Furthermore, providing efficient and effective services means that parents working two or three jobs will not live in poverty. But in order to create a living wage economy: our large, corporate banks will have to invest in our small, neighborhood businesses, our C-suite executives will have to hire our returning citizens, and we will have to stop pitting the growth of blue collar jobs at the Port against white collar jobs in our hospitals and tech firms – we have to do both.
To achieve this vision, we will all have to work together. Government simply cannot do it alone – we need our businesses, our non-profits, our universities and everyday Philadelphians to come together and row in the same direction.

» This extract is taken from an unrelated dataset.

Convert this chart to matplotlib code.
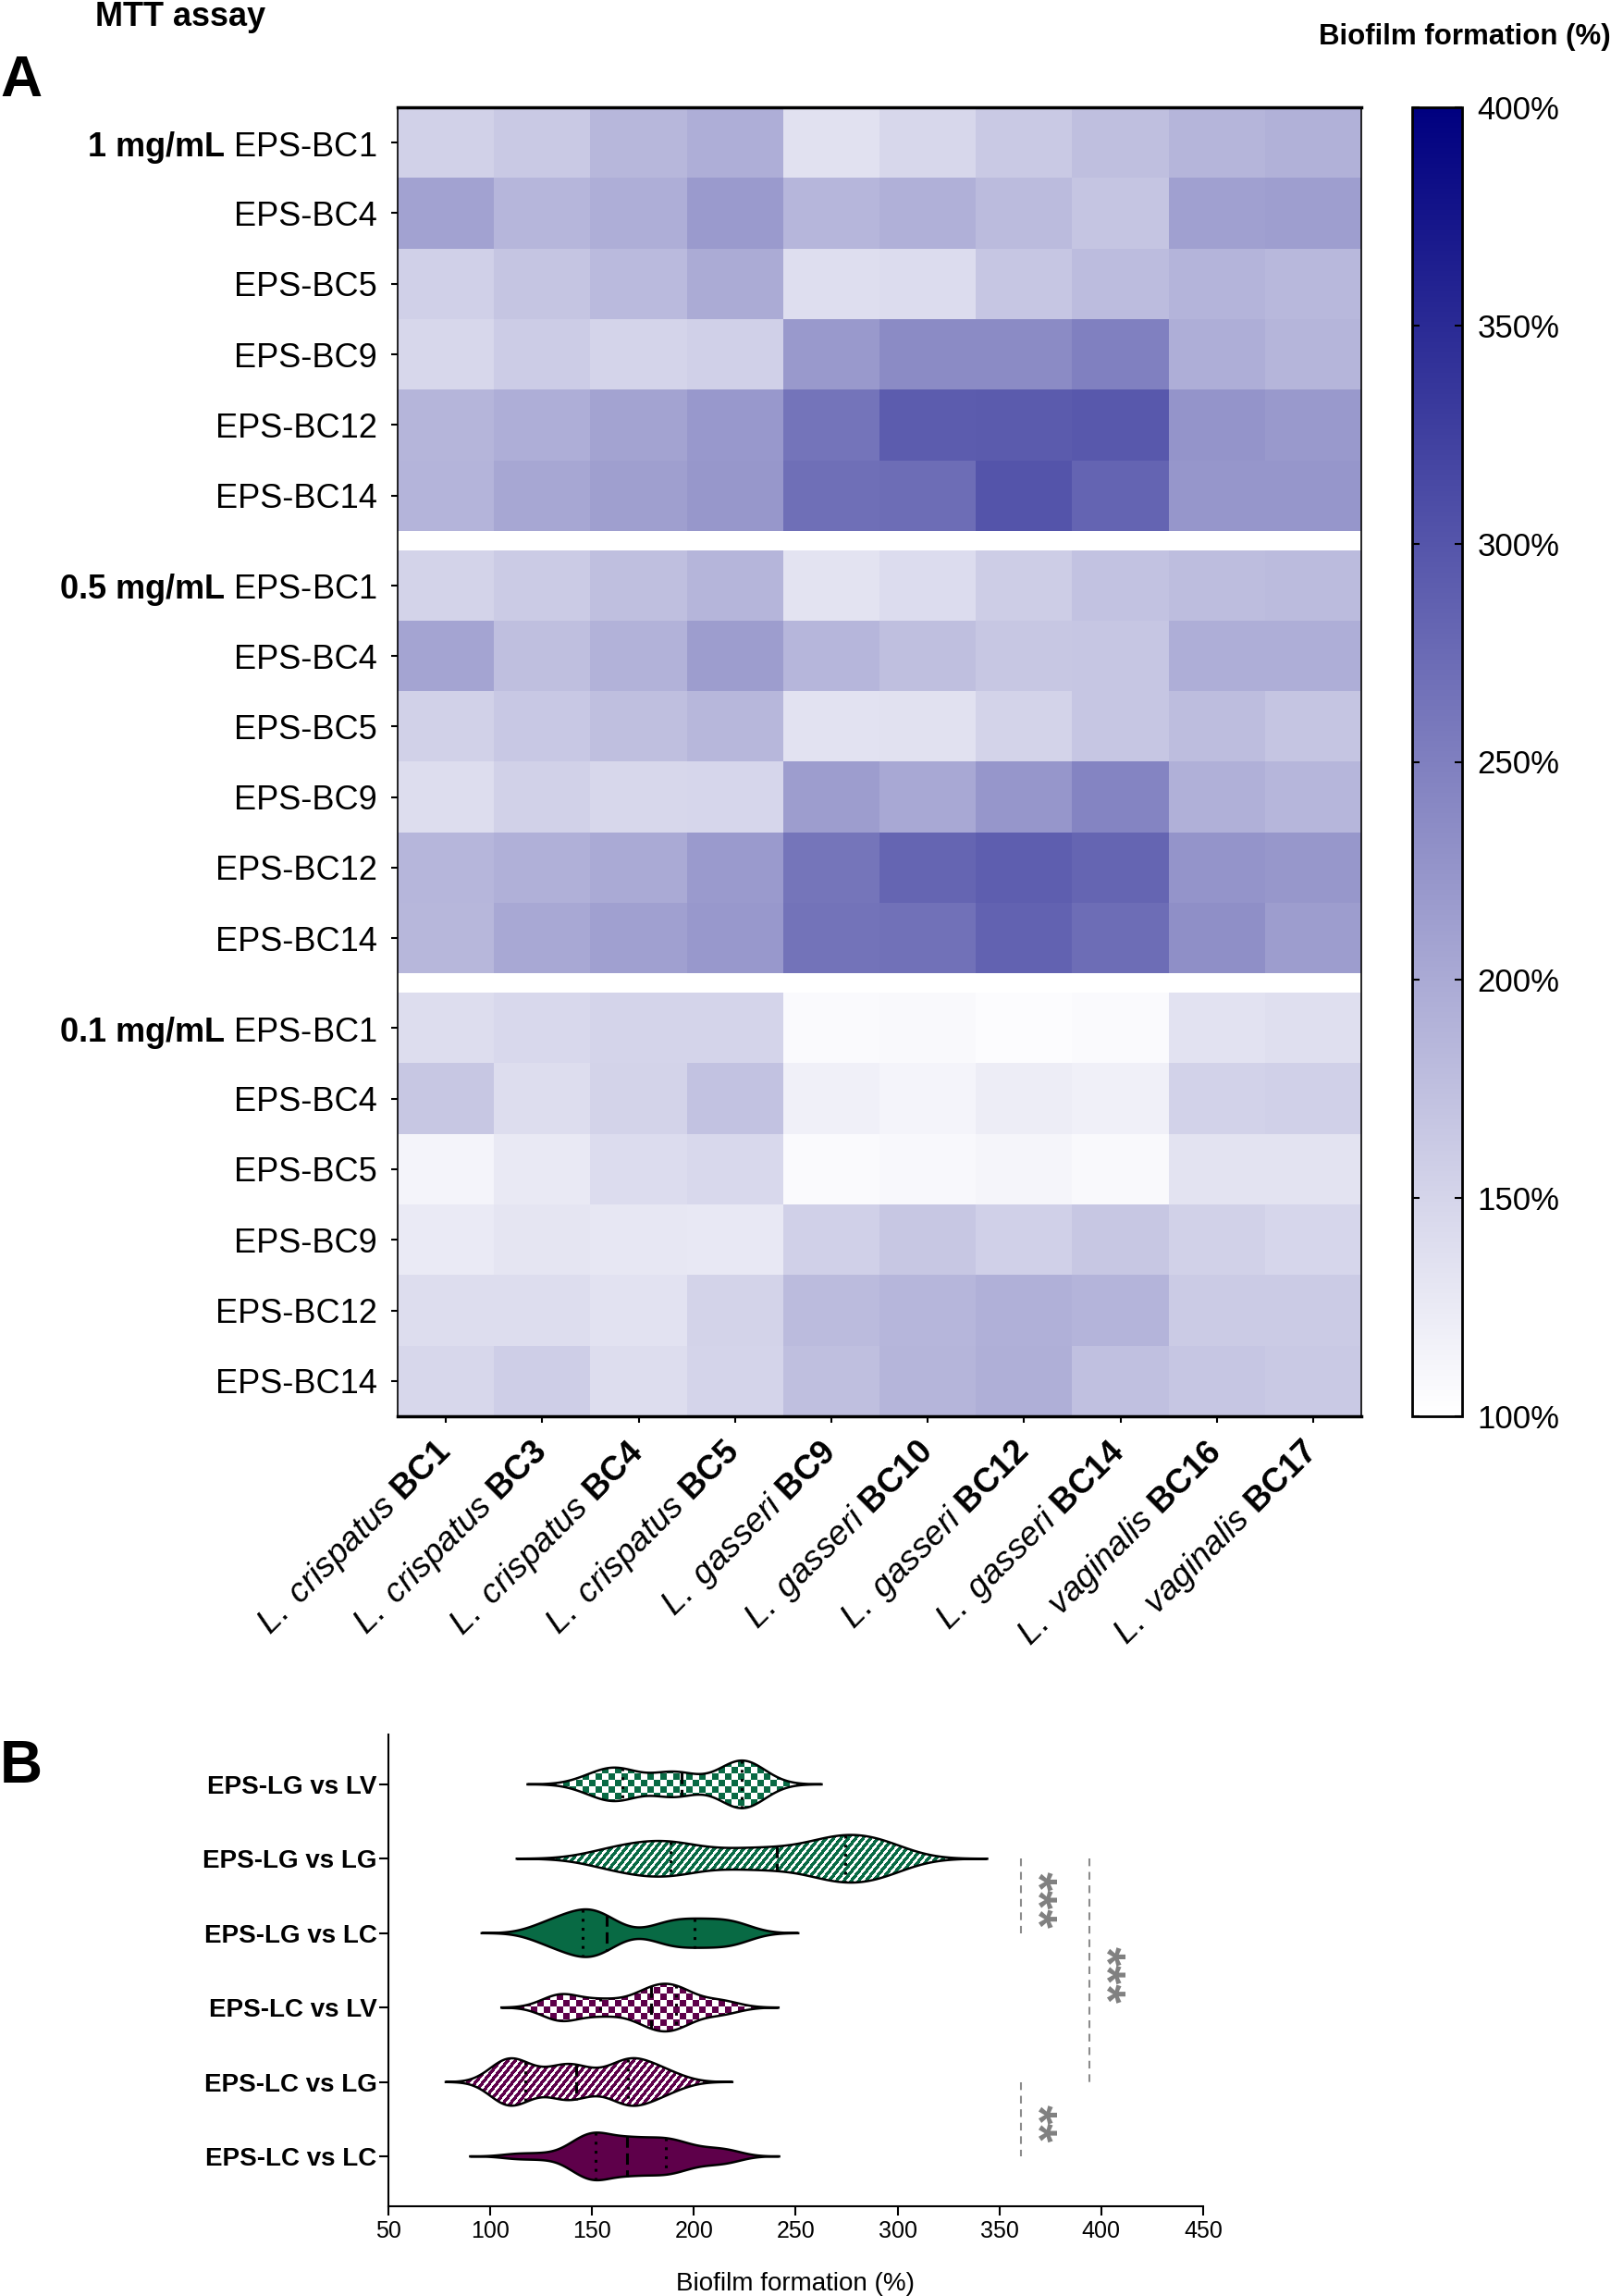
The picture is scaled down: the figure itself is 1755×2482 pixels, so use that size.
import numpy as np
import matplotlib
matplotlib.use('Agg')
import matplotlib.pyplot as plt
from matplotlib.colors import LinearSegmentedColormap, to_rgb
from matplotlib.patches import Polygon

plt.rcParams['font.family'] = ['Liberation Sans', 'DejaVu Sans']
plt.rcParams['mathtext.fontset'] = 'custom'
plt.rcParams['mathtext.rm'] = 'Liberation Sans'
plt.rcParams['mathtext.it'] = 'Liberation Sans:italic'
plt.rcParams['mathtext.bf'] = 'Liberation Sans:bold'

# ---- data ----
eps_names = ['EPS-BC1', 'EPS-BC4', 'EPS-BC5', 'EPS-BC9', 'EPS-BC12', 'EPS-BC14']
concentrations = ['1 mg/mL', '0.5 mg/mL', '0.1 mg/mL']
species = ['crispatus'] * 4 + ['gasseri'] * 4 + ['vaginalis'] * 2
strains = ['BC1', 'BC3', 'BC4', 'BC5', 'BC9', 'BC10', 'BC12', 'BC14', 'BC16', 'BC17']

# biofilm formation (%) rows = EPS, cols = strains
biofilm_1mg = [
    [155, 164, 185, 195, 136, 148, 164, 175, 187, 192],
    [209, 186, 196, 219, 186, 193, 180, 169, 212, 214],
    [156, 168, 181, 199, 139, 142, 167, 179, 189, 184],
    [147, 160, 151, 156, 220, 236, 236, 249, 195, 187],
    [187, 196, 208, 221, 264, 292, 293, 296, 226, 220],
    [189, 204, 213, 222, 269, 272, 301, 282, 224, 224],
]
biofilm_05mg = [
    [152, 162, 175, 187, 133, 142, 159, 172, 178, 180],
    [207, 176, 191, 216, 186, 176, 166, 167, 195, 196],
    [154, 165, 175, 185, 135, 136, 152, 167, 178, 169],
    [140, 155, 147, 149, 215, 202, 224, 245, 193, 186],
    [186, 193, 200, 219, 262, 281, 289, 281, 226, 222],
    [185, 202, 212, 221, 265, 267, 284, 272, 232, 216],
]
biofilm_01mg = [
    [141, 146, 151, 151, 106, 108, 104, 107, 135, 138],
    [166, 141, 152, 172, 118, 114, 122, 118, 153, 156],
    [113, 126, 142, 146, 107, 109, 112, 108, 133, 133],
    [125, 131, 129, 127, 156, 166, 156, 166, 154, 149],
    [141, 141, 135, 152, 180, 186, 193, 189, 161, 162],
    [147, 158, 141, 151, 176, 187, 194, 174, 167, 164],
]

# violin groups (EPS producer group vs strain group)
violin_labels = ['EPS-LG vs LV', 'EPS-LG vs LG', 'EPS-LG vs LC',
                 'EPS-LC vs LV', 'EPS-LC vs LG', 'EPS-LC vs LC']
eps_groups = {'EPS-LC': [0, 1, 2], 'EPS-LG': [3, 4, 5]}
strain_groups = {'LC': [0, 1, 2, 3], 'LG': [4, 5, 6, 7], 'LV': [8, 9]}
significance = [(1, 2, '***'), (1, 4, '***'), (4, 5, '**')]

W, H = 1756, 2482
fig = plt.figure(figsize=(W / 100, H / 100), dpi=100)

# ---- panel A: heatmap ----
gap = 0.27
blocks = [biofilm_1mg, biofilm_05mg, biofilm_01mg]
cmap = LinearSegmentedColormap.from_list('biofilm', ['#FFFFFF', '#000080'])

ax = fig.add_axes([430 / W, 1 - 1531 / H, 1042 / W, 1415 / H])
yticks, ylabels = [], []
for b, (conc, block) in enumerate(zip(concentrations, blocks)):
    top = b * (6 + gap)
    mesh = ax.pcolormesh(np.arange(11), top + np.arange(7), np.array(block),
                         cmap=cmap, vmin=100, vmax=400, shading='flat')
    for r, name in enumerate(eps_names):
        yticks.append(top + r + 0.5)
        if r == 0:
            ylabels.append(r'$\mathbf{' + conc.replace(' ', r'\ ') + '}$ ' + name)
        else:
            ylabels.append(name)
ax.set_xlim(0, 10)
ax.set_ylim(18 + 2 * gap, 0)
ax.set_yticks(yticks)
ax.set_yticklabels(ylabels, fontsize=26)
ax.set_xticks(np.arange(10) + 0.5)
ax.set_xticklabels([r'$\mathit{L.\ ' + sp + r'}\ \mathbf{' + st + '}$'
                    for sp, st in zip(species, strains)],
                   fontsize=26.5, rotation=45, ha='right', va='center',
                   rotation_mode='anchor')
ax.tick_params(axis='y', length=5, width=1.5, pad=11)
ax.tick_params(axis='x', length=5, width=1.5, pad=19)
for s in ['top', 'bottom']:
    ax.spines[s].set_linewidth(2.5)
for s in ['left', 'right']:
    ax.spines[s].set_linewidth(1.2)

cax = fig.add_axes([1527 / W, 1 - 1531 / H, 54 / W, 1415 / H])
cb = fig.colorbar(mesh, cax=cax, ticks=np.arange(100, 401, 50))
cb.ax.set_yticklabels([f'{t}%' for t in range(100, 401, 50)])
cb.ax.tick_params(direction='in', left=True, right=True, length=6, width=1.5,
                  labelsize=25, pad=12)
cb.outline.set_linewidth(2)

fig.text(103 / W, 1 - 28 / H, 'MTT assay', fontsize=26, fontweight='bold', va='baseline')
fig.text(0, 1 - 104 / H, 'A', fontsize=45, fontweight='bold', va='baseline')
fig.text(1426 / W, 1 - 48 / H, 'Biofilm formation (%)', fontsize=22.5,
         fontweight='bold', va='baseline')

# ---- panel B: violins ----
green, purple = '#086A44', '#5E004A'
ax2 = fig.add_axes([420 / W, 1 - 2385 / H, 881 / W, 510 / H])
xlim, ylim = (50, 450), (5.67, -0.67)

py, px = np.mgrid[0:510, 0:881]
checker = ((py // 7 + px // 7) % 2) == 0
stripes = ((px + 0.8 * py) % 8) < 4.6


def texture(mask, color):
    tex = np.ones(mask.shape + (3,))
    tex[mask] = to_rgb(color)
    return tex


def kde(vals):
    v = np.asarray(vals, float)
    bw = 0.62 * v.std(ddof=1) * len(v) ** -0.2
    grid = np.linspace(v.min() - 3 * bw, v.max() + 3 * bw, 500)
    dens = np.exp(-0.5 * ((grid[:, None] - v[None, :]) / bw) ** 2).sum(axis=1)
    return grid, dens / dens.max()


all_data = np.array(blocks)  # conc x eps x strain
half = 0.32
for i, lab in enumerate(violin_labels):
    eps_key, strain_key = lab.split(' vs ')
    vals = all_data[:, eps_groups[eps_key], :][:, :, strain_groups[strain_key]].ravel()
    grid, dens = kde(vals)
    hw = dens * half
    color = green if eps_key == 'EPS-LG' else purple
    pts = np.column_stack([np.r_[grid, grid[::-1]], np.r_[i - hw, (i + hw)[::-1]]])
    style = strain_key
    if style == 'LC':
        poly = Polygon(pts, closed=True, fc=color, ec='black', lw=1.8, zorder=3)
        ax2.add_patch(poly)
    else:
        poly = Polygon(pts, closed=True, fc='none', ec='black', lw=1.8, zorder=3)
        ax2.add_patch(poly)
        mask = checker if style == 'LV' else stripes
        im = ax2.imshow(texture(mask, color), extent=(xlim[0], xlim[1], ylim[0], ylim[1]),
                        aspect='auto', interpolation='nearest', zorder=2)
        im.set_clip_path(poly)
    q1, med, q3 = np.percentile(vals, [25, 50, 75])
    for q, ls in [(q1, (0, (1, 2.2))), (med, (0, (4, 2))), (q3, (0, (1, 2.2)))]:
        w = np.interp(q, grid, hw)
        ax2.plot([q, q], [i - w, i + w], color='black', lw=2.2, ls=ls, zorder=4)

for (a, b, stars), xline in zip(significance, [360.5, 394, 360.5]):
    ax2.plot([xline, xline], [a, b], color='#8C8C8C', lw=1.5, ls=(0, (4, 3)), zorder=1)
    ax2.text(xline + 7, (a + b) / 2 + 0.06, stars, rotation=270, ha='center', va='center',
             color='#808080', fontsize=38, fontweight='bold')

ax2.set_xlim(*xlim)
ax2.set_ylim(*ylim)
ax2.set_yticks(range(6))
ax2.set_yticklabels(violin_labels, fontsize=20, fontweight='bold')
ax2.set_xticks(range(50, 451, 50))
ax2.tick_params(axis='x', labelsize=18, length=7, width=1.5, pad=4)
ax2.tick_params(axis='y', length=7, width=1.5, pad=2)
ax2.spines['top'].set_visible(False)
ax2.spines['right'].set_visible(False)
for s in ['left', 'bottom']:
    ax2.spines[s].set_linewidth(1.5)

fig.text(860 / W, 1 - 2476 / H, 'Biofilm formation (%)', fontsize=20, ha='center',
         va='baseline')
fig.text(0, 1 - 1927 / H, 'B', fontsize=46, fontweight='bold', va='baseline')

fig.savefig('out.png', dpi=100)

That kind of unity may seem impossible to some, but there are so many Philadelphians who are already doing it. There are volunteer mentors who go to South Philly High School every day to keep our kids in school and off the streets. There are corporations that fund scholarships for our parochial students, like the Neumann Goretti’s Women Basketball Team, so that those young women could become not only national champions on the court, but also the first in their families to go to college. There are police officers who volunteer with PAL programs, so that more children’s first interaction with police officers are positive and fun. There are community activists who organize so that we are all forced to acknowledge and do something about injustice in our society. There are community development corporations that work with neighbors and developers to make sure that our city grows but doesn’t lose our oldest residents in the process.
So, to those Philadelphians and all the rest who have entrusted me with this great responsibility, thank you. I promise to serve you, to be accountable to you and, most importantly, to work with you. So we can make every Philadelphia neighborhood the best that it can be.”